* BEGIN Material to process *

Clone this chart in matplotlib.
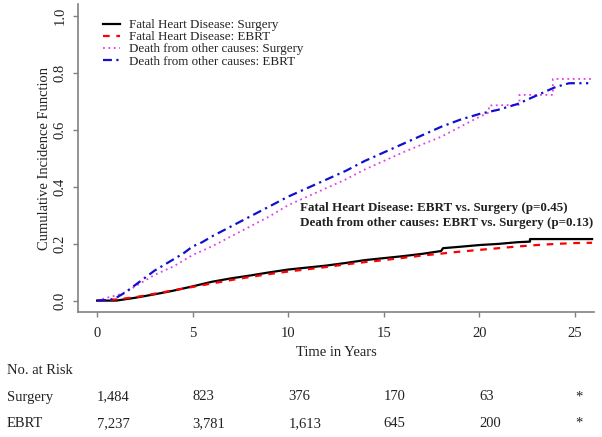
import matplotlib
matplotlib.use("Agg")
import matplotlib.pyplot as plt
from matplotlib.transforms import blended_transform_factory

plt.rcParams['font.family'] = ['Liberation Serif', 'DejaVu Serif']

# ---- data ----
fhd_surg_t = [0, 1, 1.5, 2, 3, 4, 5, 6, 7, 8, 9, 10, 11, 12, 13, 14, 15, 16, 17, 18, 18.1, 19, 20, 21, 22, 22.65, 22.65, 25.9]
fhd_surg_v = [0, 0, 0.005, 0.01, 0.022, 0.035, 0.05, 0.066, 0.078, 0.088, 0.099, 0.109, 0.116, 0.123, 0.132, 0.142, 0.149, 0.156, 0.164, 0.174, 0.184, 0.189, 0.195, 0.199, 0.205, 0.207, 0.216, 0.216]

fhd_ebrt_t = [0, 1, 2, 3, 4, 5, 6, 7, 8, 9, 10, 11, 12, 13, 14, 15, 16, 17, 18, 19, 20, 21, 22, 23, 24, 25, 25.9]
fhd_ebrt_v = [0, 0.004, 0.012, 0.024, 0.036, 0.048, 0.06, 0.072, 0.083, 0.093, 0.102, 0.11, 0.118, 0.127, 0.135, 0.142, 0.15, 0.158, 0.165, 0.172, 0.178, 0.184, 0.19, 0.195, 0.199, 0.202, 0.203]

oth_surg_t = [0, 0.5, 1, 1.5, 2, 2.5, 3, 3.5, 4, 5, 6, 7, 8, 9, 10, 11, 12, 13, 14, 15, 16, 17, 18, 19, 20, 20.5, 20.5, 22.1, 22.1, 23.85, 23.85, 25.9]
oth_surg_v = [0, 0.01, 0.018, 0.03, 0.05, 0.07, 0.09, 0.105, 0.12, 0.16, 0.19, 0.225, 0.26, 0.295, 0.335, 0.365, 0.395, 0.425, 0.46, 0.49, 0.52, 0.548, 0.575, 0.61, 0.645, 0.66, 0.685, 0.687, 0.722, 0.722, 0.778, 0.778]

oth_ebrt_t = [0, 0.7, 1, 1.5, 2, 2.5, 3, 3.5, 4, 4.5, 5, 5.5, 6, 7, 8, 9, 10, 11, 12, 13, 14, 15, 16, 17, 18, 19, 20, 21, 22, 23, 24, 24.7, 25.7]
oth_ebrt_v = [0, 0.003, 0.01, 0.03, 0.055, 0.08, 0.105, 0.125, 0.145, 0.165, 0.19, 0.205, 0.225, 0.26, 0.295, 0.33, 0.365, 0.395, 0.425, 0.455, 0.49, 0.52, 0.55, 0.58, 0.61, 0.635, 0.655, 0.67, 0.69, 0.72, 0.75, 0.763, 0.763]

labels = ["Fatal Heart Disease: Surgery", "Fatal Heart Disease: EBRT",
          "Death from other causes: Surgery", "Death from other causes: EBRT"]

risk_times = [0, 5, 10, 15, 20, 25]
risk_surgery = ["1,484", "823", "376", "170", "63", "*"]
risk_ebrt = ["7,237", "3,781", "1,613", "645", "200", "*"]

annot = ["Fatal Heart Disease: EBRT vs. Surgery (p=0.45)",
         "Death from other causes: EBRT vs. Surgery (p=0.13)"]

# ---- figure ----
W, H = 602, 437
TXT = '#222222'
fig = plt.figure(figsize=(W / 100, H / 100), dpi=100)
ax = fig.add_axes([78 / W, 1 - 312 / H, (594 - 78) / W, (312 - 4.3) / H])

ax.plot(fhd_surg_t, fhd_surg_v, color='black', lw=1.6, ls='-', label=labels[0])
ax.plot(fhd_ebrt_t, fhd_ebrt_v, color='red', lw=1.6, ls=(0, (3, 3)), label=labels[1])
ax.plot(oth_surg_t, oth_surg_v, color='#E040E8', lw=1.3, ls=(0, (1, 2)), label=labels[2])
ax.plot(oth_ebrt_t, oth_ebrt_v, color='#1010D0', lw=1.6, ls=(0, (4, 2, 1, 2)), label=labels[3])

ax.set_xlim(-1, 26)
ax.set_ylim(-0.04, 1.04)
ax.set_xticks([0, 5, 10, 15, 20, 25])
ax.set_yticks([0, 0.2, 0.4, 0.6, 0.8, 1.0])
ax.set_yticklabels(["0.0", "0.2", "0.4", "0.6", "0.8", "1.0"], rotation=90, va='center')

for s in ['top', 'right']:
    ax.spines[s].set_visible(False)
for s in ['left', 'bottom']:
    ax.spines[s].set_color('#808080')
    ax.spines[s].set_linewidth(1.2)
ax.tick_params(axis='both', colors='#808080', labelcolor=TXT, length=3.5, width=1.0, labelsize=10.5)
ax.tick_params(axis='x', pad=7)
ax.tick_params(axis='y', pad=4.5)

ax.set_xlabel("Time in Years", fontsize=10.5, color=TXT, labelpad=4.5)
ax.set_ylabel("Cumulative Incidence Function", fontsize=10.5, color=TXT, labelpad=2)

leg = ax.legend(loc='upper left', bbox_to_anchor=(103 / W, 1 - 19 / H), bbox_transform=fig.transFigure,
                frameon=False, fontsize=9.4, handlelength=1.3, handletextpad=0.7,
                labelspacing=0.0, borderaxespad=0, borderpad=0)
for t in leg.get_texts():
    t.set_color(TXT)

fig.text(300 / W, 1 - 208.3 / H, annot[0], fontsize=9.4, fontweight='bold', va='center', ha='left', color=TXT)
fig.text(300 / W, 1 - 223.3 / H, annot[1], fontsize=9.4, fontweight='bold', va='center', ha='left', color=TXT)

# ---- risk table ----
tr = blended_transform_factory(ax.transData, fig.transFigure)
rows_y = [1 - 374.5 / H, 1 - 400.5 / H, 1 - 427 / H]
fig.text(6.7 / W, rows_y[0], "No. at Risk", fontsize=10.5, va='baseline', ha='left', color=TXT)
fig.text(6.7 / W, rows_y[1], "Surgery", fontsize=10.5, va='baseline', ha='left', color=TXT)
fig.text(6.7 / W, rows_y[2], "EBRT", fontsize=10.5, va='baseline', ha='left', color=TXT)
for t, s, e in zip(risk_times, risk_surgery, risk_ebrt):
    ax.text(t, rows_y[1], s, transform=tr, fontsize=10.5, va='baseline', ha='left', color=TXT, clip_on=False)
    ax.text(t, rows_y[2], e, transform=tr, fontsize=10.5, va='baseline', ha='left', color=TXT, clip_on=False)

fig.savefig("out.png", dpi=100)
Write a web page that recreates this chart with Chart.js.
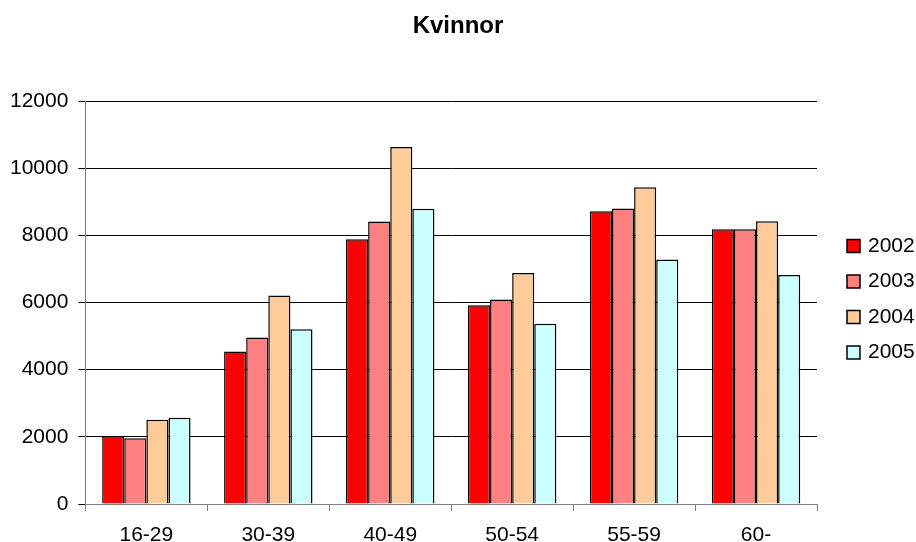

* END Material to process *

— Written problem —
Copy every record above exactly, leaving out any pictures.

— The result —
Clone this chart in matplotlib.
import matplotlib
matplotlib.use("Agg")
import matplotlib.pyplot as plt
from matplotlib.transforms import blended_transform_factory

plt.rcParams['font.family'] = ['Liberation Serif', 'DejaVu Serif']

# ---- data ----
fhd_surg_t = [0, 1, 1.5, 2, 3, 4, 5, 6, 7, 8, 9, 10, 11, 12, 13, 14, 15, 16, 17, 18, 18.1, 19, 20, 21, 22, 22.65, 22.65, 25.9]
fhd_surg_v = [0, 0, 0.005, 0.01, 0.022, 0.035, 0.05, 0.066, 0.078, 0.088, 0.099, 0.109, 0.116, 0.123, 0.132, 0.142, 0.149, 0.156, 0.164, 0.174, 0.184, 0.189, 0.195, 0.199, 0.205, 0.207, 0.216, 0.216]

fhd_ebrt_t = [0, 1, 2, 3, 4, 5, 6, 7, 8, 9, 10, 11, 12, 13, 14, 15, 16, 17, 18, 19, 20, 21, 22, 23, 24, 25, 25.9]
fhd_ebrt_v = [0, 0.004, 0.012, 0.024, 0.036, 0.048, 0.06, 0.072, 0.083, 0.093, 0.102, 0.11, 0.118, 0.127, 0.135, 0.142, 0.15, 0.158, 0.165, 0.172, 0.178, 0.184, 0.19, 0.195, 0.199, 0.202, 0.203]

oth_surg_t = [0, 0.5, 1, 1.5, 2, 2.5, 3, 3.5, 4, 5, 6, 7, 8, 9, 10, 11, 12, 13, 14, 15, 16, 17, 18, 19, 20, 20.5, 20.5, 22.1, 22.1, 23.85, 23.85, 25.9]
oth_surg_v = [0, 0.01, 0.018, 0.03, 0.05, 0.07, 0.09, 0.105, 0.12, 0.16, 0.19, 0.225, 0.26, 0.295, 0.335, 0.365, 0.395, 0.425, 0.46, 0.49, 0.52, 0.548, 0.575, 0.61, 0.645, 0.66, 0.685, 0.687, 0.722, 0.722, 0.778, 0.778]

oth_ebrt_t = [0, 0.7, 1, 1.5, 2, 2.5, 3, 3.5, 4, 4.5, 5, 5.5, 6, 7, 8, 9, 10, 11, 12, 13, 14, 15, 16, 17, 18, 19, 20, 21, 22, 23, 24, 24.7, 25.7]
oth_ebrt_v = [0, 0.003, 0.01, 0.03, 0.055, 0.08, 0.105, 0.125, 0.145, 0.165, 0.19, 0.205, 0.225, 0.26, 0.295, 0.33, 0.365, 0.395, 0.425, 0.455, 0.49, 0.52, 0.55, 0.58, 0.61, 0.635, 0.655, 0.67, 0.69, 0.72, 0.75, 0.763, 0.763]

labels = ["Fatal Heart Disease: Surgery", "Fatal Heart Disease: EBRT",
          "Death from other causes: Surgery", "Death from other causes: EBRT"]

risk_times = [0, 5, 10, 15, 20, 25]
risk_surgery = ["1,484", "823", "376", "170", "63", "*"]
risk_ebrt = ["7,237", "3,781", "1,613", "645", "200", "*"]

annot = ["Fatal Heart Disease: EBRT vs. Surgery (p=0.45)",
         "Death from other causes: EBRT vs. Surgery (p=0.13)"]

# ---- figure ----
W, H = 602, 437
TXT = '#222222'
fig = plt.figure(figsize=(W / 100, H / 100), dpi=100)
ax = fig.add_axes([78 / W, 1 - 312 / H, (594 - 78) / W, (312 - 4.3) / H])

ax.plot(fhd_surg_t, fhd_surg_v, color='black', lw=1.6, ls='-', label=labels[0])
ax.plot(fhd_ebrt_t, fhd_ebrt_v, color='red', lw=1.6, ls=(0, (3, 3)), label=labels[1])
ax.plot(oth_surg_t, oth_surg_v, color='#E040E8', lw=1.3, ls=(0, (1, 2)), label=labels[2])
ax.plot(oth_ebrt_t, oth_ebrt_v, color='#1010D0', lw=1.6, ls=(0, (4, 2, 1, 2)), label=labels[3])

ax.set_xlim(-1, 26)
ax.set_ylim(-0.04, 1.04)
ax.set_xticks([0, 5, 10, 15, 20, 25])
ax.set_yticks([0, 0.2, 0.4, 0.6, 0.8, 1.0])
ax.set_yticklabels(["0.0", "0.2", "0.4", "0.6", "0.8", "1.0"], rotation=90, va='center')

for s in ['top', 'right']:
    ax.spines[s].set_visible(False)
for s in ['left', 'bottom']:
    ax.spines[s].set_color('#808080')
    ax.spines[s].set_linewidth(1.2)
ax.tick_params(axis='both', colors='#808080', labelcolor=TXT, length=3.5, width=1.0, labelsize=10.5)
ax.tick_params(axis='x', pad=7)
ax.tick_params(axis='y', pad=4.5)

ax.set_xlabel("Time in Years", fontsize=10.5, color=TXT, labelpad=4.5)
ax.set_ylabel("Cumulative Incidence Function", fontsize=10.5, color=TXT, labelpad=2)

leg = ax.legend(loc='upper left', bbox_to_anchor=(103 / W, 1 - 19 / H), bbox_transform=fig.transFigure,
                frameon=False, fontsize=9.4, handlelength=1.3, handletextpad=0.7,
                labelspacing=0.0, borderaxespad=0, borderpad=0)
for t in leg.get_texts():
    t.set_color(TXT)

fig.text(300 / W, 1 - 208.3 / H, annot[0], fontsize=9.4, fontweight='bold', va='center', ha='left', color=TXT)
fig.text(300 / W, 1 - 223.3 / H, annot[1], fontsize=9.4, fontweight='bold', va='center', ha='left', color=TXT)

# ---- risk table ----
tr = blended_transform_factory(ax.transData, fig.transFigure)
rows_y = [1 - 374.5 / H, 1 - 400.5 / H, 1 - 427 / H]
fig.text(6.7 / W, rows_y[0], "No. at Risk", fontsize=10.5, va='baseline', ha='left', color=TXT)
fig.text(6.7 / W, rows_y[1], "Surgery", fontsize=10.5, va='baseline', ha='left', color=TXT)
fig.text(6.7 / W, rows_y[2], "EBRT", fontsize=10.5, va='baseline', ha='left', color=TXT)
for t, s, e in zip(risk_times, risk_surgery, risk_ebrt):
    ax.text(t, rows_y[1], s, transform=tr, fontsize=10.5, va='baseline', ha='left', color=TXT, clip_on=False)
    ax.text(t, rows_y[2], e, transform=tr, fontsize=10.5, va='baseline', ha='left', color=TXT, clip_on=False)

fig.savefig("out.png", dpi=100)
Write a web page that recreates this chart with Chart.js.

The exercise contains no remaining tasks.